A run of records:
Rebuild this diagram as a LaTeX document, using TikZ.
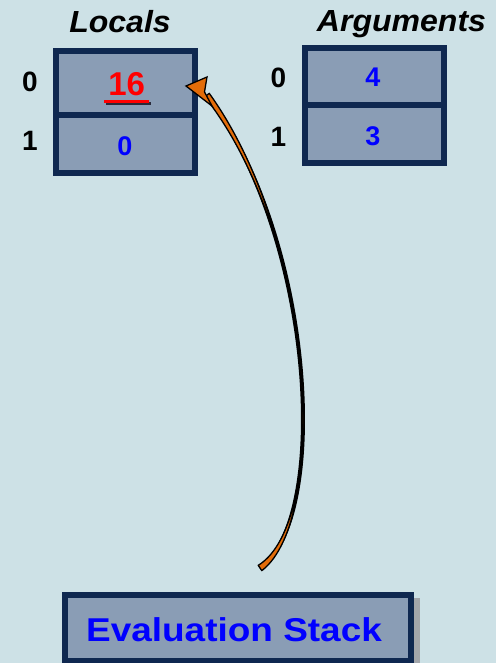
\documentclass[tikz,border=0pt]{standalone}
\usepackage{fontspec}
\setmainfont{Liberation Sans}
\usetikzlibrary{calc}
\definecolor{bg}{HTML}{CDE1E6}
\definecolor{cellfill}{HTML}{8A9DB5}
\definecolor{navy}{HTML}{0F2850}
\definecolor{arroworange}{HTML}{E36C09}
\definecolor{txtshadow}{HTML}{2A2A3A}
\definecolor{boxshadow}{HTML}{A3A6AA}
\begin{document}
\begin{tikzpicture}[x=1pt,y=-1pt,
  cell/.style={draw=navy, line width=6pt, fill=cellfill, inner sep=0pt, outer sep=0pt},
  title/.style={font=\fontsize{30.5}{36}\selectfont\bfseries\itshape, anchor=base, inner sep=0pt},
  idx/.style={font=\fontsize{28}{32}\selectfont\bfseries, anchor=base, inner sep=0pt},
  val/.style={font=\fontsize{27}{32}\selectfont\bfseries, anchor=base, inner sep=0pt, text=blue}]
\fill[bg] (0,0) rectangle (496,663);
\useasboundingbox (0,0) rectangle (496,663);

% Locals
\node[title] (loctitle) at (120,33) {\scalebox{1.05}[1]{Locals}};
\node[cell, minimum width=139pt, minimum height=64pt] (l0) at (125.5,83.5) {};
\node[cell, minimum width=139pt, minimum height=57.5pt] (l1) at (125.5,144.25) {};
\node[idx] (li0) at (30,91.7) {0};
\node[idx] (li1) at (30,150) {1};
\draw[txtshadow, line width=2.5pt] (105.5,103.3) -- (150.5,103.3);
\draw[red, line width=2.5pt] (104,101.3) -- (149,101.3);
\node[val, text=red, font=\fontsize{33}{38}\selectfont\bfseries] (lv0) at (126.7,96) {16};
\node[val] (lv1) at (125,155.5) {0};

% Arguments
\node[title] (argtitle) at (401.5,32) {\scalebox{1.05}[1]{Arguments}};
\node[cell, minimum width=138.5pt, minimum height=57pt] (a0) at (374.25,77) {};
\node[cell, minimum width=138.5pt, minimum height=58pt] (a1) at (374.25,134.5) {};
\node[idx] (ai0) at (278.5,88) {0};
\node[idx] (ai1) at (278.5,147) {1};
\node[val] (av0) at (373,86.5) {4};
\node[val] (av1) at (373,145.5) {3};

% Evaluation stack
\fill[boxshadow] (68,598) rectangle (420,670);
\node[cell, minimum width=346pt, minimum height=65.5pt] (eval) at (238,627.75) {};
\node[anchor=base, inner sep=0pt, text=blue, font=\fontsize{33}{38}\selectfont\bfseries] (evaltext) at (234,641.5) {\scalebox{1.12}[1]{Evaluation Stack}};

% curved arrow
\coordinate (tail) at (260,568);
\coordinate (c1) at (330,520);
\coordinate (c2) at (316,240);
\coordinate (neck) at (207,95);
\coordinate (tip) at (186,86);
\draw[black, line width=4pt] (tail) .. controls (c1) and (c2) .. (neck);
\filldraw[fill=arroworange, draw=black, line width=1.3pt, line join=round]
  (261.81,570.64) .. controls (329.40,519.12) and (315.25,240.56) .. (209.24,93.32)
  -- (204.76,96.68) .. controls (316.75,239.44) and (330.60,520.88) .. (258.19,565.36) -- cycle;
\filldraw[fill=arroworange, draw=black, line width=1.3pt, line join=miter]
  (tip) -- (207,77) -- (204.5,92) -- (212,106) -- cycle;
\end{tikzpicture}
\end{document}
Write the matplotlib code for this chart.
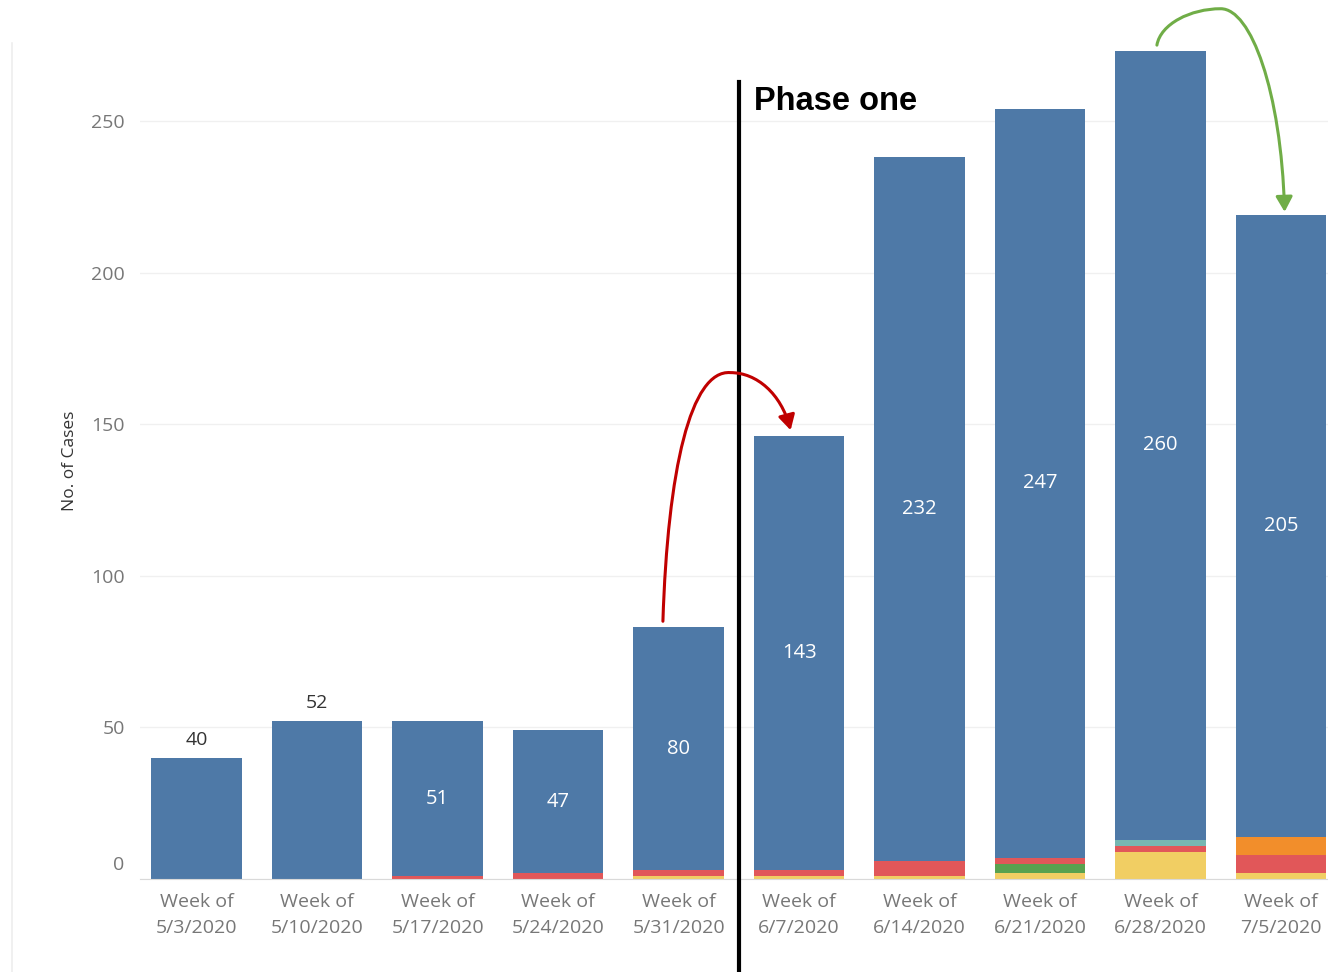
import matplotlib.pyplot as plt
import matplotlib.transforms as mtransforms
import numpy as np
from matplotlib.path import Path
from matplotlib.patches import FancyArrowPatch
from matplotlib.lines import Line2D

plt.rcParams['font.family'] = ['Open Sans', 'DejaVu Sans']

weeks = ['5/3/2020', '5/10/2020', '5/17/2020', '5/24/2020', '5/31/2020',
         '6/7/2020', '6/14/2020', '6/21/2020', '6/28/2020', '7/5/2020']
yellow = [0, 0, 0, 0, 1, 1, 1, 2, 9, 2]
green = [0, 0, 0, 0, 0, 0, 0, 3, 0, 0]
red = [0, 0, 1, 2, 2, 2, 5, 2, 2, 6]
teal = [0, 0, 0, 0, 0, 0, 0, 0, 2, 0]
orange = [0, 0, 0, 0, 0, 0, 0, 0, 0, 6]
blue = [40, 52, 51, 47, 80, 143, 232, 247, 260, 205]
outside_label = [True, True, False, False, False, False, False, False, False, False]

layers = [(yellow, '#F1CE63'), (green, '#59A14F'), (red, '#E15759'),
          (teal, '#76B7B2'), (orange, '#F28E2B'), (blue, '#4E79A7')]

fig = plt.figure(figsize=(13.28, 9.72), dpi=100)
ax = fig.add_axes([140/1328, 1-879/972, 1-140/1328, (879-43)/972])

x = np.arange(len(weeks))
bottom = np.zeros(len(weeks))
for vals, col in layers:
    ax.bar(x, vals, bottom=bottom, width=0.75, color=col, zorder=2)
    bottom = bottom + np.array(vals)
total = bottom

# labels for blue segment
base_blue = total - np.array(blue)
for i, v in enumerate(blue):
    if outside_label[i]:
        ax.text(i, total[i] + 3, str(v), ha='center', va='bottom',
                fontsize=14, color='#333333')
    else:
        ax.text(i, base_blue[i] + v / 2, str(v), ha='center', va='center',
                fontsize=14.5, color='white')

ax.set_xlim(-0.47, 9.39)
ax.set_ylim(0, 275.7)
ax.set_yticks([0, 50, 100, 150, 200, 250])
ax.set_xticks(x)
ax.set_xticklabels(['Week of\n' + w for w in weeks], fontsize=14, color='#666666',
                   linespacing=1.6)
ax.tick_params(axis='both', length=0, labelsize=14, labelcolor='#777777')
ax.tick_params(axis='y', pad=11)
ax.tick_params(axis='x', pad=10)
# the zero label sits a bit higher than its gridline
zero_lab = ax.get_yticklabels()[0]
zero_lab.set_transform(zero_lab.get_transform() +
                       mtransforms.ScaledTranslation(0, 16/100, fig.dpi_scale_trans))
ax.grid(axis='y', color='#f0f0f0', linewidth=1, zorder=0)
for s in ['top', 'right', 'left']:
    ax.spines[s].set_visible(False)
ax.spines['bottom'].set_color('#d9d9d9')
ax.set_ylabel('No. of Cases', fontsize=12.5, color='#333333', labelpad=9)

# phase divider
ax.plot([4.5, 4.5], [263, -31], color='black', linewidth=3, clip_on=False, zorder=5)
ax.text(4.63, 256.5, 'Phase one', fontsize=23.5, fontweight='bold', color='black',
        family=['Liberation Sans', 'DejaVu Sans'], va='center', ha='left')

# curved arrows
def curve_arrow(p0, c1, c2, pk, c3, c4, p1, col):
    verts = [p0, c1, c2, pk, c3, c4, p1]
    codes = [Path.MOVETO] + [Path.CURVE4] * 6
    arr = FancyArrowPatch(path=Path(verts, codes), arrowstyle='-|>,head_length=9,head_width=5',
                          color=col, linewidth=2.2, clip_on=False, zorder=6)
    ax.add_patch(arr)

i = 4
curve_arrow((i - 0.13, total[i] + 2), (i - 0.09, 135), (i + 0.1, 168),
            (i + 0.43, 167), (i + 0.65, 167), (i + 0.85, 160), (i + 0.93, total[i + 1] + 2),
            '#C00000')
i = 8
curve_arrow((i - 0.03, total[i] + 2), (i + 0.0, 282), (i + 0.25, 287),
            (i + 0.5, 287), (i + 0.75, 287), (i + 1.0, 260), (i + 1.03, total[i + 1] + 1),
            '#70AD47')

fig.add_artist(Line2D([12/1328, 12/1328], [0, 1-43/972], color='#eeeeee', linewidth=1.2))

fig.savefig('out.png', dpi=100, facecolor='white')
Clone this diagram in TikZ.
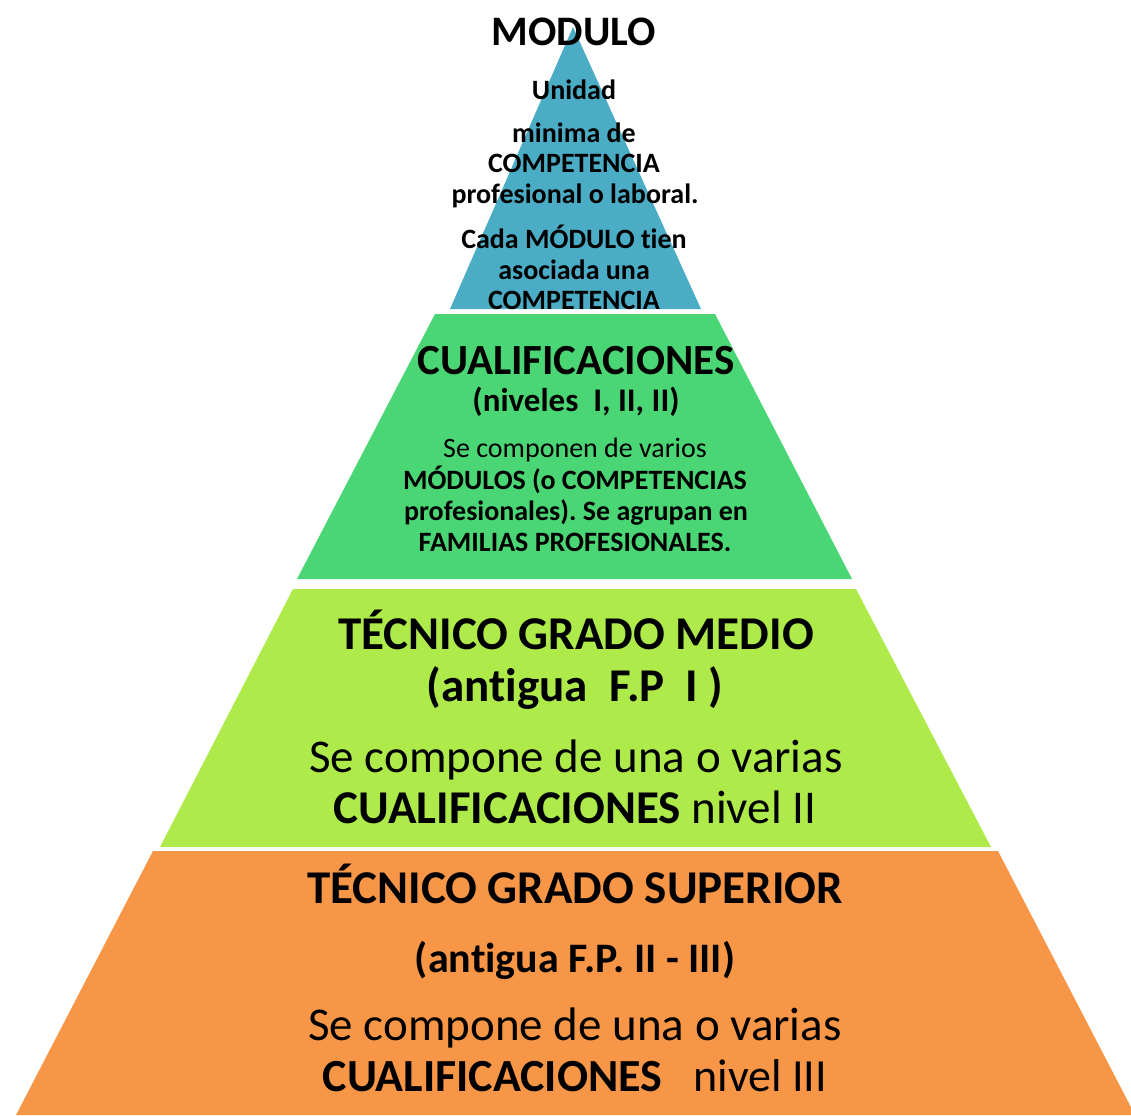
\documentclass[tikz,border=0pt]{standalone}
\usepackage{fontspec}
\setmainfont{Carlito}[Ligatures=NoCommon]
\definecolor{lyrblue}{RGB}{75,172,198}
\definecolor{lyrgreen}{RGB}{74,214,117}
\definecolor{lyrlime}{RGB}{173,234,74}
\definecolor{lyrorange}{RGB}{247,150,70}
\frenchspacing
\begin{document}
\begin{tikzpicture}[x=1pt,y=-1pt,
  txt/.style={inner sep=0pt, anchor=base, text=black}]
\useasboundingbox (0,0) rectangle (1131,1115);
% layers
\fill[lyrblue] (573,27) -- (701,309) -- (450,309) -- cycle;
\fill[lyrgreen] (435,314) -- (715,314) -- (852,579) -- (297,579) -- cycle;
\fill[lyrlime] (293,589) -- (856,589) -- (991,847) -- (160,847) -- cycle;
\fill[lyrorange] (153,851) -- (998,851) -- (1135,1115) -- (16,1115) -- cycle;
% top layer
\node[txt] (m0) at (574,46) {\fontsize{42}{42}\selectfont\bfseries MODULO};
\node[txt] (m1) at (574,100) {\fontsize{28}{28}\selectfont\bfseries Unidad};
\node[txt] (m2) at (574,143) {\fontsize{28}{28}\selectfont\bfseries minima de};
\node[txt] (m3) at (574,173) {\fontsize{28}{28}\selectfont\bfseries COMPETENCIA};
\node[txt] (m4) at (575,204) {\fontsize{28}{28}\selectfont\bfseries profesional o laboral.};
\node[txt] (m5) at (574,248) {\fontsize{28}{28}\selectfont\bfseries Cada MÓDULO tien};
\node[txt] (m6) at (574,279) {\fontsize{28}{28}\selectfont\bfseries asociada una};
\node[txt] (m7) at (574,309) {\fontsize{28}{28}\selectfont\bfseries COMPETENCIA};
% second layer
\node[txt] (c0) at (576,374) {\fontsize{43}{43}\selectfont\bfseries CUALIFICACIONES};
\node[txt] (c1) at (576,411) {\fontsize{33}{33}\selectfont\bfseries (niveles\ \ I, II, II)};
\node[txt] (c2) at (575,457) {\fontsize{28}{28}\selectfont Se componen de varios};
\node[txt] (c3) at (575,489) {\fontsize{28}{28}\selectfont\bfseries MÓDULOS (o COMPETENCIAS};
\node[txt] (c4) at (576,520) {\fontsize{28}{28}\selectfont\bfseries profesionales). Se agrupan en};
\node[txt] (c5) at (575,551) {\fontsize{28}{28}\selectfont\bfseries FAMILIAS PROFESIONALES.};
% third layer
\node[txt] (g0) at (576,649) {\fontsize{47}{47}\selectfont\bfseries TÉCNICO GRADO MEDIO};
\node[txt] (g1) at (575,701) {\fontsize{47}{47}\selectfont\bfseries (antigua\ \ F.P\ \ I )};
\node[txt] (g2) at (576,772) {\fontsize{47}{47}\selectfont Se compone de una o varias};
\node[txt] (g3) at (575,823) {\fontsize{47}{47}\selectfont\textbf{CUALIFICACIONES} nivel II};
% bottom layer
\node[txt] (s0) at (575,903) {\fontsize{47}{47}\selectfont\bfseries TÉCNICO GRADO SUPERIOR};
\node[txt] (s1) at (575,972) {\fontsize{42}{42}\selectfont\bfseries (antigua F.P. II - III)};
\node[txt] (s2) at (575,1040) {\fontsize{47}{47}\selectfont Se compone de una o varias};
\node[txt] (s3) at (575,1091) {\fontsize{46}{46}\selectfont\textbf{CUALIFICACIONES}\ \ \ nivel III};
\end{tikzpicture}
\end{document}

Direction
Report the number of lines that contain "diagram", with no other words.

Finished exercise
2